Biased allosteric mechanisms

Allosteric sites can differentially modulate G-protein and β-arrestin coupling, enabling the development of biased agonists and antagonists with distinct therapeutic potential. Allosteric antagonists are compounds that inhibit GPCR activity by binding to intracellular allosteric sites. G-protein-biased allosteric antagonists are under investigation for several GPCRs, including CCR2, CCR7, CCR9, CXCR2, and β2AR. Interestingly, although having different chemical structures they exhibit strikingly similar binding positions on their respective receptors. On the other hand, positive allosteric modulators that target intracellular allosteric sites can enhance β-arrestin-mediated signaling pathways. SBI-553, an allosteric modulator of NTSR1, provides valuable insights into how allosteric modulation can selectively enhance β-arrestin-mediated signaling. Structural studies at high resolution have illuminated the intricate interactions between NTSR1 and GRK2. Allosteric agonists binding to intracellular sites can also promote G-protein signaling. PCO371 is a G-protein-biased allosteric agonist for the adenosine receptor A1, with the promise to improve cardiac contractility. Recent advances in structural biology have allowed researchers to visualize the binding of allosteric agonists like PCO371 to Gs-proteins, further elucidating biased signaling mechanisms.

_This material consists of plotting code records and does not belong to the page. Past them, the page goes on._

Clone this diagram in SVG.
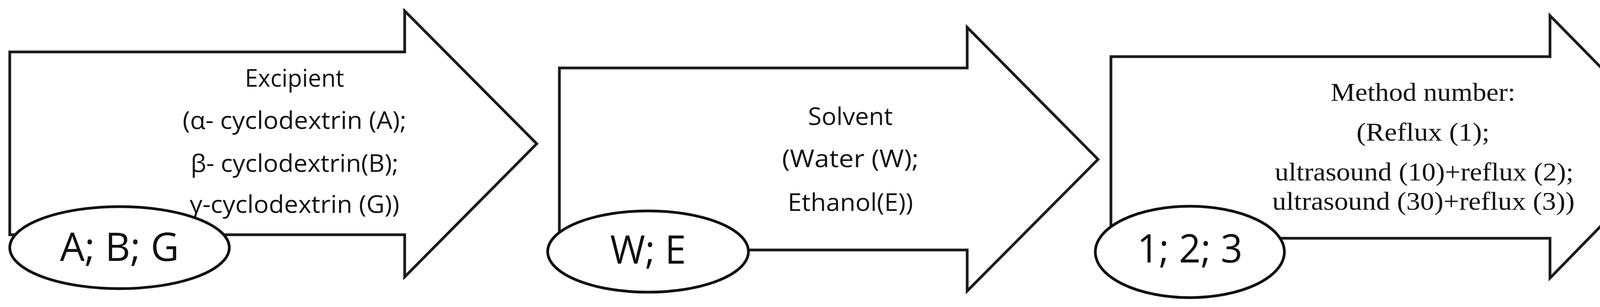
<svg xmlns="http://www.w3.org/2000/svg" width="4329" height="786" viewBox="0 0 4329 786">
<style>
.a{fill:#fff;stroke:#1a1a1a;stroke-width:7;stroke-linejoin:miter}
.e{fill:#fff;stroke:#111;stroke-width:7}
.c{font-family:"Open Sans","Liberation Sans",sans-serif;font-size:62px;fill:#111;text-anchor:middle}
.t{font-family:"Liberation Serif",serif;font-size:66px;fill:#111;text-anchor:middle}
.o{font-family:"Open Sans","Liberation Sans",sans-serif;font-size:100px;fill:#111;text-anchor:middle}
</style>
<rect width="4329" height="786" fill="#fff"/>
<g id="arrow1">
<path class="a" d="M25,133 H1036 V28 L1374,368 L1036,709 V601 H25 Z"/>
<text class="c" x="754" y="222" textLength="254" lengthAdjust="spacingAndGlyphs">Excipient</text>
<text class="c" x="754" y="330" textLength="573" lengthAdjust="spacingAndGlyphs">(α- cyclodextrin (A);</text>
<text class="c" x="754" y="440" textLength="532" lengthAdjust="spacingAndGlyphs">β- cyclodextrin(B);</text>
<text class="c" x="754" y="545" textLength="537" lengthAdjust="spacingAndGlyphs">γ-cyclodextrin (G))</text>
</g>
<g id="node1">
<ellipse class="e" cx="306" cy="634" rx="281" ry="105"/>
<text class="o" x="306" y="668" textLength="305" lengthAdjust="spacingAndGlyphs">A; B; G</text>
</g>
<g id="arrow2">
<path class="a" d="M1432,174 H2476 V70 L2811,408 L2476,745 V640 H1432 Z"/>
<text class="c" x="2177" y="320" textLength="217" lengthAdjust="spacingAndGlyphs">Solvent</text>
<text class="c" x="2177" y="428" textLength="350" lengthAdjust="spacingAndGlyphs">(Water (W);</text>
<text class="c" x="2177" y="540" textLength="321" lengthAdjust="spacingAndGlyphs">Ethanol(E))</text>
</g>
<g id="node2">
<ellipse class="e" cx="1659" cy="644" rx="257" ry="104"/>
<text class="o" x="1659" y="675" textLength="194" lengthAdjust="spacingAndGlyphs">W; E</text>
</g>
<g id="arrow3">
<path class="a" d="M2844,145 H3968 V40 L4297,375 L3968,712 V610 H2844 Z"/>
<text class="t" x="3643" y="258" textLength="473" lengthAdjust="spacingAndGlyphs">Method number:</text>
<text class="t" x="3643" y="360" textLength="341" lengthAdjust="spacingAndGlyphs">(Reflux (1);</text>
<text class="t" x="3646" y="462" textLength="765" lengthAdjust="spacingAndGlyphs">ultrasound (10)+reflux (2);</text>
<text class="t" x="3644" y="537" textLength="774" lengthAdjust="spacingAndGlyphs">ultrasound (30)+reflux (3))</text>
</g>
<g id="node3">
<ellipse class="e" cx="3046" cy="645" rx="242" ry="117"/>
<text class="o" x="3046" y="672" textLength="270" lengthAdjust="spacingAndGlyphs">1; 2; 3</text>
</g>
<g id="connectors"></g>
</svg>
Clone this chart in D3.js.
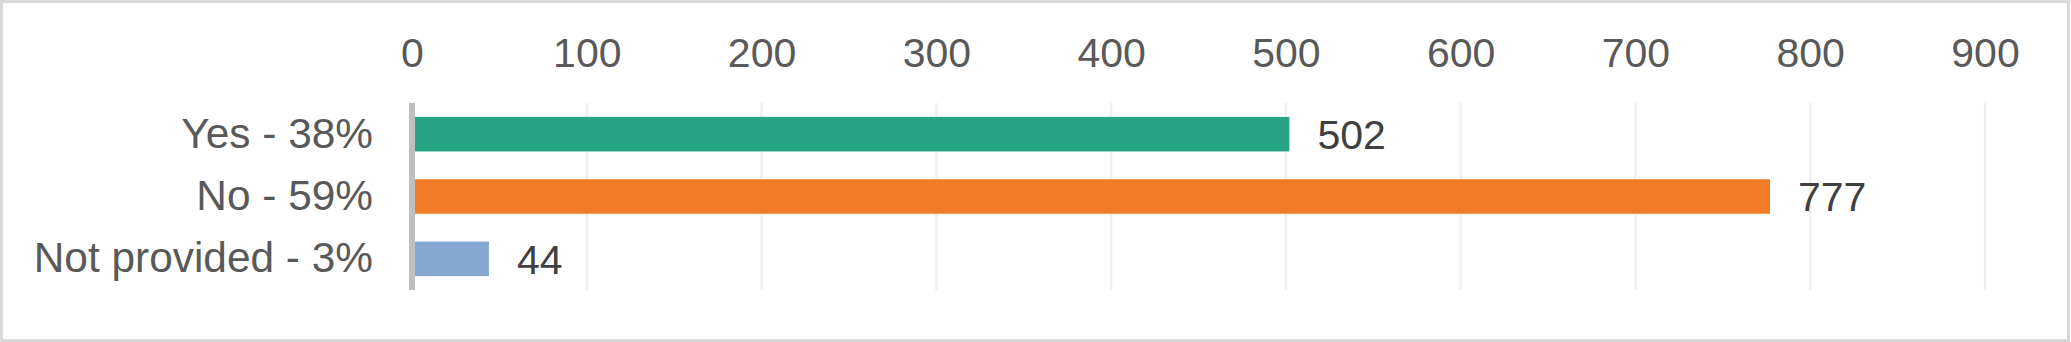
<!DOCTYPE html>
<html>
<head>
<meta charset="utf-8">
<script src="https://cdn.jsdelivr.net/npm/d3@7"></script>
<style>
    body { margin: 0; background: #fff; }
    svg { display: block; font-family: "Liberation Sans", Arial, sans-serif; }
</style>
</head>
<body>
<svg width="2071" height="342"></svg>
<script>
const categories = ["Yes - 38%", "No - 59%", "Not provided - 3%"];
const counts = [502, 777, 44];
const barColors = ["#26a484", "#f27b27", "#85a7d1"];
const tickValues = [0, 100, 200, 300, 400, 500, 600, 700, 800, 900];

var svg = d3.select("svg"),
    width = +svg.attr("width"),
    height = +svg.attr("height");

// chart border
svg.append("rect")
    .attr("x", 1.5).attr("y", 1.5)
    .attr("width", width - 4).attr("height", height - 3)
    .attr("fill", "#fff")
    .attr("stroke", "#d9d9d9")
    .attr("stroke-width", 3);

var x = d3.scaleLinear().domain([0, 900]).range([412, 1985]);
var y = d3.scaleBand().domain(categories).range([103, 290])
    .paddingInner(0.446).paddingOuter(0.223);

// gridlines
svg.append("g")
    .selectAll("line")
    .data(tickValues.slice(1))
    .enter().append("line")
    .attr("x1", d => x(d)).attr("x2", d => x(d))
    .attr("y1", 103).attr("y2", 290)
    .attr("stroke", "#f0f0f0")
    .attr("stroke-width", 2.5);

// top axis labels
var xAxis = svg.append("g")
    .attr("transform", "translate(0,67)")
    .call(d3.axisTop(x).tickValues(tickValues).tickSize(0).tickPadding(0));
xAxis.select(".domain").remove();
xAxis.selectAll("text")
    .attr("font-size", 41)
    .attr("fill", "#595959")
    .attr("font-family", "Liberation Sans, Arial, sans-serif")
    .attr("dy", 0);

// bars
svg.append("g")
    .selectAll("rect")
    .data(counts)
    .enter().append("rect")
    .attr("x", x(0))
    .attr("y", (d, i) => y(categories[i]))
    .attr("width", d => x(d) - x(0))
    .attr("height", y.bandwidth())
    .attr("fill", (d, i) => barColors[i]);

// value labels
svg.append("g")
    .selectAll("text")
    .data(counts)
    .enter().append("text")
    .attr("x", d => x(d) + 28)
    .attr("y", (d, i) => y(categories[i]) + y.bandwidth() / 2)
    .attr("dy", "0.36em")
    .attr("font-size", 41)
    .attr("fill", "#404040")
    .text(d => d);

// category axis
var yAxis = svg.append("g")
    .attr("transform", "translate(" + x(0) + ",0)")
    .call(d3.axisLeft(y).tickSize(0).tickPadding(39));
yAxis.select(".domain").remove();
yAxis.selectAll("text")
    .attr("font-size", 42.4)
    .attr("fill", "#595959")
    .attr("font-family", "Liberation Sans, Arial, sans-serif");

svg.append("line")
    .attr("x1", x(0)).attr("x2", x(0))
    .attr("y1", 103).attr("y2", 290)
    .attr("stroke", "#bfbfbf")
    .attr("stroke-width", 6);
</script>
</body>
</html>
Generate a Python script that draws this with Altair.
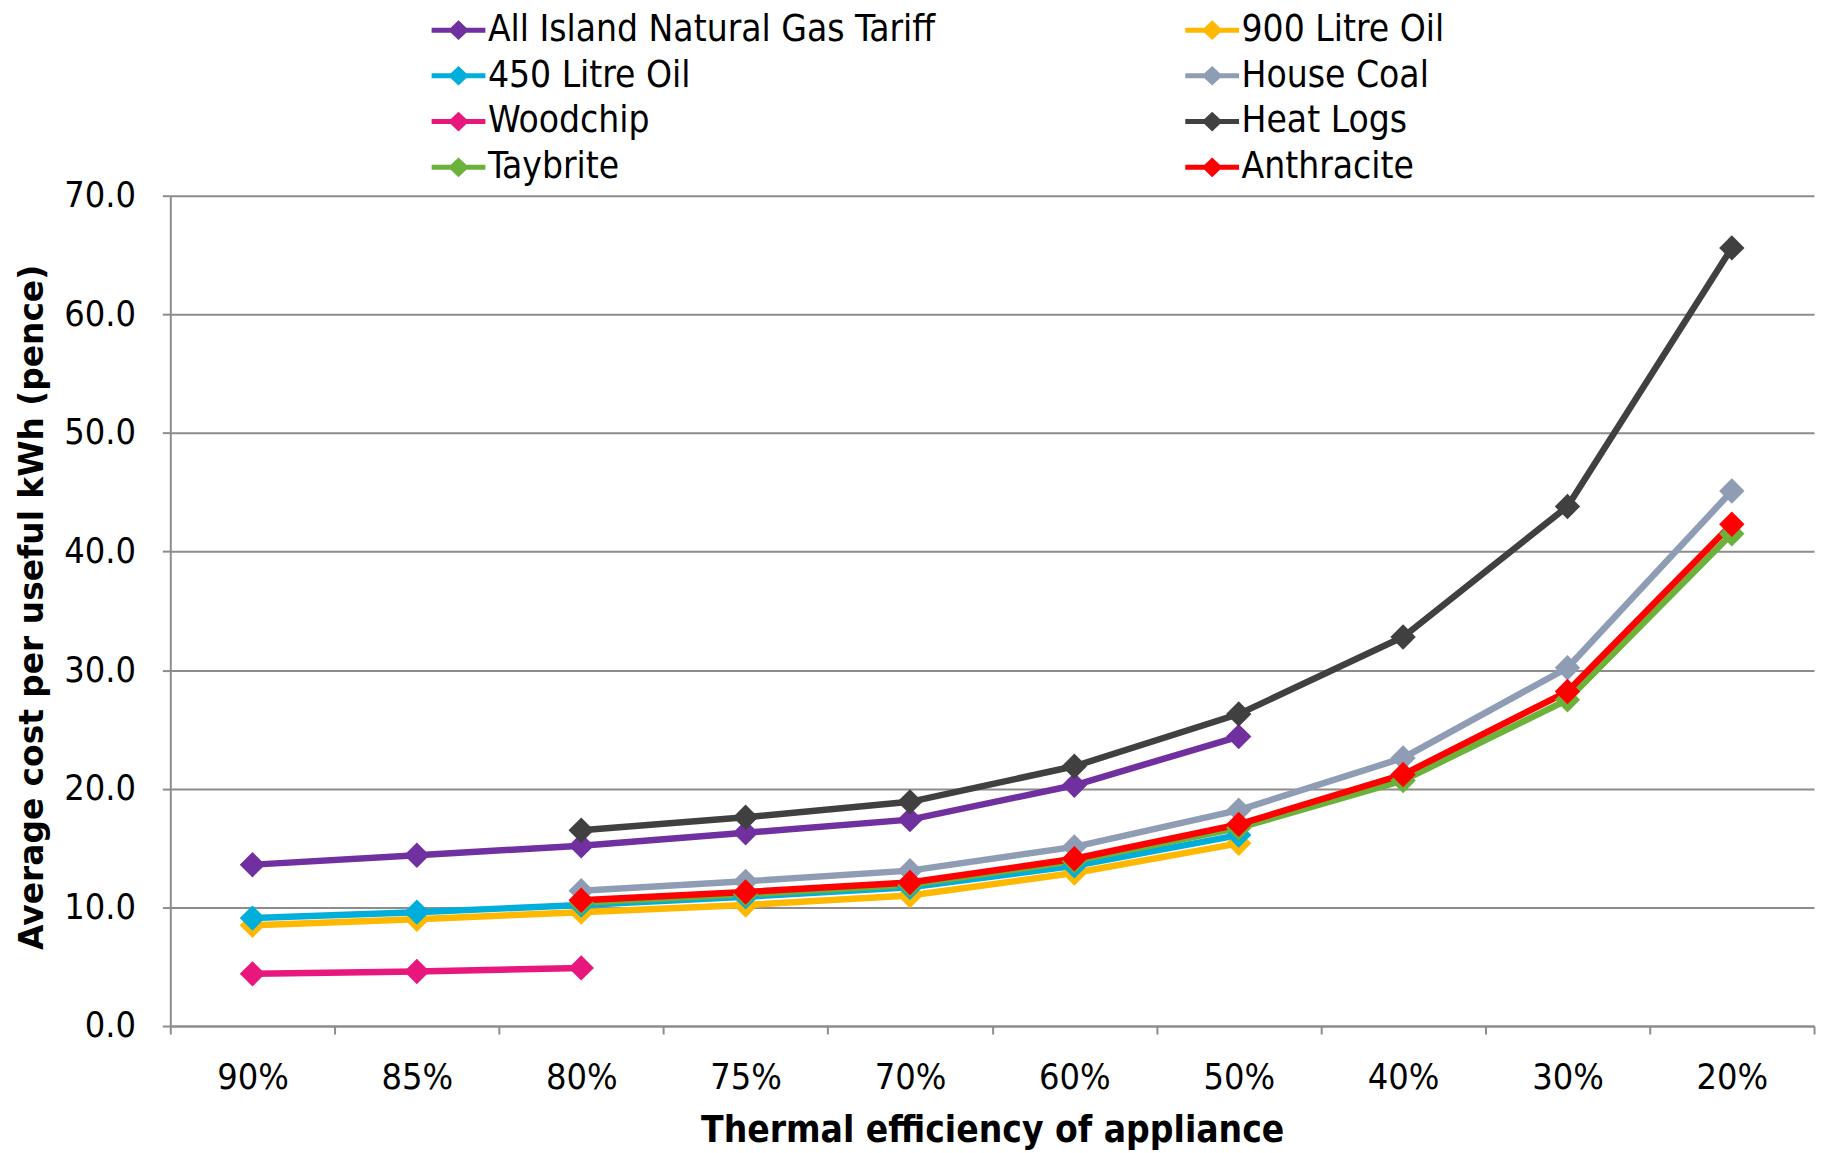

The process of designing and evaluating biased ligands for GPCRs is complex but essential for understanding their diverse signaling pathways. Advances in understanding the structural and mechanistic aspects of biased GPCR signaling are crucial for designing effective drug molecules. Additionally, considering conformational kinetics for coupling preference with downstream signaling components, such as β-arrestin and G-protein transducers, is important. Allosteric modulation is gaining prominence in GPCR therapeutics, with the discovery of an intracellular allosteric site common in class A and class B GPCRs, particularly in chemokine receptors. This site allows for the direct modulation of downstream receptor signaling in an allosteric manner. Biased allosteric modulators can enhance the safety and efficacy of GPCR-targeted therapeutics by selectively targeting specific signaling pathways. Notably, SBI-553 and PCO371 have been identified as BAMs with intracellular allosteric binding sites. These findings provide a comprehensive understanding of GPCR biased signaling induced by intracellular allosteric agonists and establish a strong foundation for developing biased drugs targeting GPCRs.